Records with drawing code:
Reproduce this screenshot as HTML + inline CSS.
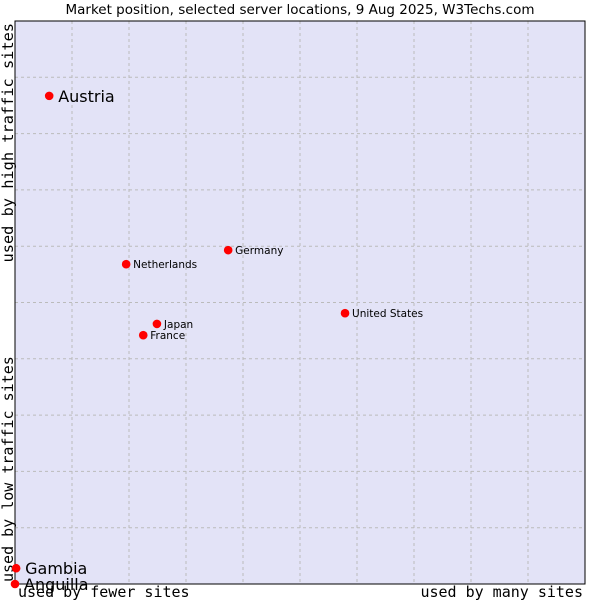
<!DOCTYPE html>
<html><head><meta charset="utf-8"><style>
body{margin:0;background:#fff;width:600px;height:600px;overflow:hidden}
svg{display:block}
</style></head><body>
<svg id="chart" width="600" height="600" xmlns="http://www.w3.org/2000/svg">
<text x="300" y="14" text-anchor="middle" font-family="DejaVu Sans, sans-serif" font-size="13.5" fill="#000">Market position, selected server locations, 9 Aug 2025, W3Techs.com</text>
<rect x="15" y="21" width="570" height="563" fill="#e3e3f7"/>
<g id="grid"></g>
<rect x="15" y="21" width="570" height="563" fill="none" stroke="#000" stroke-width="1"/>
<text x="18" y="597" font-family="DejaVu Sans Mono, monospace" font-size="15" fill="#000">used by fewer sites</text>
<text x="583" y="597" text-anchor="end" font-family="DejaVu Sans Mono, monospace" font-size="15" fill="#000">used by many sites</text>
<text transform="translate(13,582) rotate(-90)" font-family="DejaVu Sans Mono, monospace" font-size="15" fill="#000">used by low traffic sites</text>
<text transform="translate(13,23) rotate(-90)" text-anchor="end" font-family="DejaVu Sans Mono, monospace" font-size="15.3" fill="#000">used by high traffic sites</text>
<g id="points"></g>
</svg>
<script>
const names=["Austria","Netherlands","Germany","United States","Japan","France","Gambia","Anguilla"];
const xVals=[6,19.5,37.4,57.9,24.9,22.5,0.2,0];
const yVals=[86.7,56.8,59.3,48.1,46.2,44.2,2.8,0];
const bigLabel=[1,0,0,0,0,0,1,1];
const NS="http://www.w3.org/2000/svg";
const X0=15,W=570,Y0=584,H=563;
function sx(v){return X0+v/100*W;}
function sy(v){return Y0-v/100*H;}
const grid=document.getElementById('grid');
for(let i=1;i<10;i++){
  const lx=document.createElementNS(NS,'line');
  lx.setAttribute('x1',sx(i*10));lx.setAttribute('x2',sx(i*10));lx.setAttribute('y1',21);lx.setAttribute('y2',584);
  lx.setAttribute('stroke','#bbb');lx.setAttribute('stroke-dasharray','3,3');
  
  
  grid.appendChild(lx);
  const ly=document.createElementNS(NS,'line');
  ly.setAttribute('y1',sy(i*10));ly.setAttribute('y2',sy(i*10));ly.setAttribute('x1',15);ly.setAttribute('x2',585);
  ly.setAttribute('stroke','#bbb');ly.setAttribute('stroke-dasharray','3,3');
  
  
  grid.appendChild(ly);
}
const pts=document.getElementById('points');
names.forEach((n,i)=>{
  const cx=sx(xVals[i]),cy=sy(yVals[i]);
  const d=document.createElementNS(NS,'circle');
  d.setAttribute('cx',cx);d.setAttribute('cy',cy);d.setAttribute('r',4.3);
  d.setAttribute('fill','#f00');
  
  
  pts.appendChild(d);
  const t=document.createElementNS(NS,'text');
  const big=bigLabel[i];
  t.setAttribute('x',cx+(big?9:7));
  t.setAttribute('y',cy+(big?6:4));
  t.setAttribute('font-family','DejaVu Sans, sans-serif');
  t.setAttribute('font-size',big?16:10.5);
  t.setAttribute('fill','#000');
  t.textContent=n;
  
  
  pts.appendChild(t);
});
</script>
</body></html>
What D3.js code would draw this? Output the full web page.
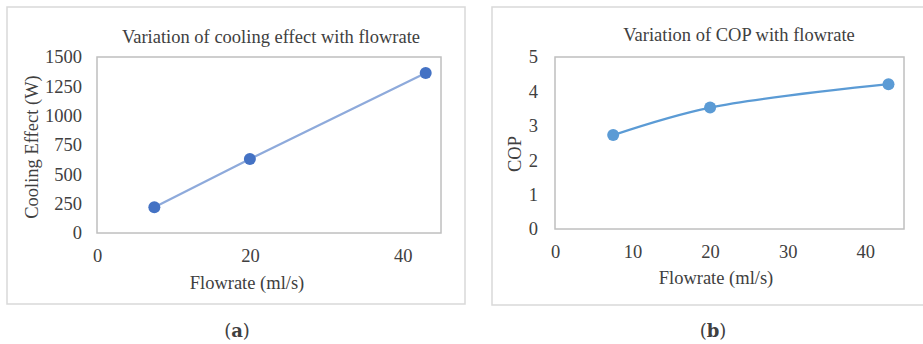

◆ Required work ◆
Restate the whole of the material word for word without the pictures.

◆ Solution ◆
Reproduce this screenshot as HTML + inline CSS.
<!DOCTYPE html>
<html><head><meta charset="utf-8"><style>
body{margin:0;background:#fff;width:600px;height:600px;overflow:hidden}
svg{display:block}
</style></head><body>
<svg id="chart" width="600" height="600" xmlns="http://www.w3.org/2000/svg">
<text x="300" y="14" text-anchor="middle" font-family="DejaVu Sans, sans-serif" font-size="13.5" fill="#000">Market position, selected server locations, 9 Aug 2025, W3Techs.com</text>
<rect x="15" y="21" width="570" height="563" fill="#e3e3f7"/>
<g id="grid"></g>
<rect x="15" y="21" width="570" height="563" fill="none" stroke="#000" stroke-width="1"/>
<text x="18" y="597" font-family="DejaVu Sans Mono, monospace" font-size="15" fill="#000">used by fewer sites</text>
<text x="583" y="597" text-anchor="end" font-family="DejaVu Sans Mono, monospace" font-size="15" fill="#000">used by many sites</text>
<text transform="translate(13,582) rotate(-90)" font-family="DejaVu Sans Mono, monospace" font-size="15" fill="#000">used by low traffic sites</text>
<text transform="translate(13,23) rotate(-90)" text-anchor="end" font-family="DejaVu Sans Mono, monospace" font-size="15.3" fill="#000">used by high traffic sites</text>
<g id="points"></g>
</svg>
<script>
const names=["Austria","Netherlands","Germany","United States","Japan","France","Gambia","Anguilla"];
const xVals=[6,19.5,37.4,57.9,24.9,22.5,0.2,0];
const yVals=[86.7,56.8,59.3,48.1,46.2,44.2,2.8,0];
const bigLabel=[1,0,0,0,0,0,1,1];
const NS="http://www.w3.org/2000/svg";
const X0=15,W=570,Y0=584,H=563;
function sx(v){return X0+v/100*W;}
function sy(v){return Y0-v/100*H;}
const grid=document.getElementById('grid');
for(let i=1;i<10;i++){
  const lx=document.createElementNS(NS,'line');
  lx.setAttribute('x1',sx(i*10));lx.setAttribute('x2',sx(i*10));lx.setAttribute('y1',21);lx.setAttribute('y2',584);
  lx.setAttribute('stroke','#bbb');lx.setAttribute('stroke-dasharray','3,3');
  
  
  grid.appendChild(lx);
  const ly=document.createElementNS(NS,'line');
  ly.setAttribute('y1',sy(i*10));ly.setAttribute('y2',sy(i*10));ly.setAttribute('x1',15);ly.setAttribute('x2',585);
  ly.setAttribute('stroke','#bbb');ly.setAttribute('stroke-dasharray','3,3');
  
  
  grid.appendChild(ly);
}
const pts=document.getElementById('points');
names.forEach((n,i)=>{
  const cx=sx(xVals[i]),cy=sy(yVals[i]);
  const d=document.createElementNS(NS,'circle');
  d.setAttribute('cx',cx);d.setAttribute('cy',cy);d.setAttribute('r',4.3);
  d.setAttribute('fill','#f00');
  
  
  pts.appendChild(d);
  const t=document.createElementNS(NS,'text');
  const big=bigLabel[i];
  t.setAttribute('x',cx+(big?9:7));
  t.setAttribute('y',cy+(big?6:4));
  t.setAttribute('font-family','DejaVu Sans, sans-serif');
  t.setAttribute('font-size',big?16:10.5);
  t.setAttribute('fill','#000');
  t.textContent=n;
  
  
  pts.appendChild(t);
});
</script>
</body></html>
What D3.js code would draw this? Output the full web page.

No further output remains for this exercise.